Aunque este fragmento de ‘Sibila’, uno de los poemas más conocidos de Heaney, ganador del premio Nobel de Literatura en 1995, en realidad augura un oscuro futuro para la humanidad en caso de no variar el rumbo, parece concebido para describir la crudeza del paisaje y la atmósfera solitaria de es Vedrà. Como muchos de los islotes que rodean Ibiza, posee un faro para alertar a las embarcaciones de su presencia y alejarlas de los escollos. Desde esta atalaya también se observa el pálpito luminoso de sus hermanos de Barbaria, es Penjats i d’en Pou.

La pequeña torre revestida de piedra, de tan solo tres metros, parece emerger de las mismas entrañas de la isla, como el macizo cretácico y antiguo que se eleva en el centro, según la avistamos desde la costa de Cala d’Hort, encabalgándose sobre la parte más contemporánea y terrosa de su orografía.
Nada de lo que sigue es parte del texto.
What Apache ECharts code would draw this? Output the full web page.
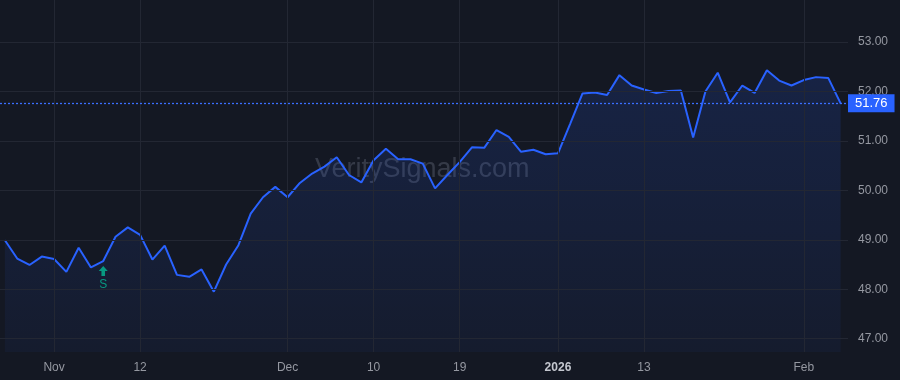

Ocupa un lugar tan inhóspito y desprotegido frente los embates de las tempestades, que parece adecuado calificarlo con el concepto verniano de «faro del fin del mundo». Aunque no esté en la Patagonia, donde el Atlántico y el Pacífico se confunden, ni sus torreros se vean abocados a pelear contra crueles hordas de bucaneros partidarios de las oscuridades pretéritas, en las que encallaban navíos proporcionando suculentos botines.

El faro de es Vedrà, de hecho, nunca tuvo torreros asignados salvo para su mantenimiento, aunque dicha labor tampoco estuvo exenta de peligros. Su construcción se contempló en el Plan de Alumbrado Marítimo de las Islas Baleares de 1924, iniciándose las obras dos años más tarde. El retraso se debió a que el concurso quedó desierto, al no presentarse ninguna empresa dispuesta a afrontar la tarea, teniendo que asumirla directamente el Estado. La edificación de la luminaria costó 16.000 pesetas y se inauguró, aún como baliza, en 1927, quedando al cuidado de los fareros de ses Coves Blanques.

Entonces estaba situada en un escalón inferior de la punta, más a merced de las olas, y únicamente sabían de su existencia los pescadores que faenaban alrededor del islote, los buques que navegaban por esta versión mediterránea del Triángulo de las Bermudas y los alpinistas recolectores de huevos de gaviota, que trepaban desafiando el vértigo por los precipicios verticales del pico de sa Bestorre, empujados por el hambre de sus familias.

Aquel primer faro, como todos los de su época, fue equipado con un equipo automático alimentado con gas acetileno, de los denominados de llama desnuda. El asunto más complicado para mantenerlo era transportar las botellas de gas e izarlas hasta la luminaria, con el vaivén de las olas y el escueto muelle que aún existe en la cara norte del cabo de sa Bestorre. Incluso hubo que construir una grúa a tal efecto y, aun así, los torreros se sentían en permanente peligro cuando ejecutaban esta labor.

No fue una explosión, sin embargo, lo que arruinó la vieja torre del 27, sino un temporal desbocado, que la derrumbó en 1959. Entonces se erigió más arriba una torre de hormigón revestida de piedra, que es la que actualmente existe y que entró en funcionamiento en 1971. El gas acetileno por fin se retiró en los ochenta y se instaló un sistema de alimentación fotovoltaica, como delatan los seis paneles solares que cubren la torre y que, desde la lejanía, parecen dos filas superpuestas de tres ventanas. La baliza pasó a ser calificada de faro, ya que se avistaba desde once millas náuticas, emitiendo destellos aislados blancos cada cinco segundos. En 2008 la óptica volvió a ser sustituida por otra de leds, mucho más eficiente.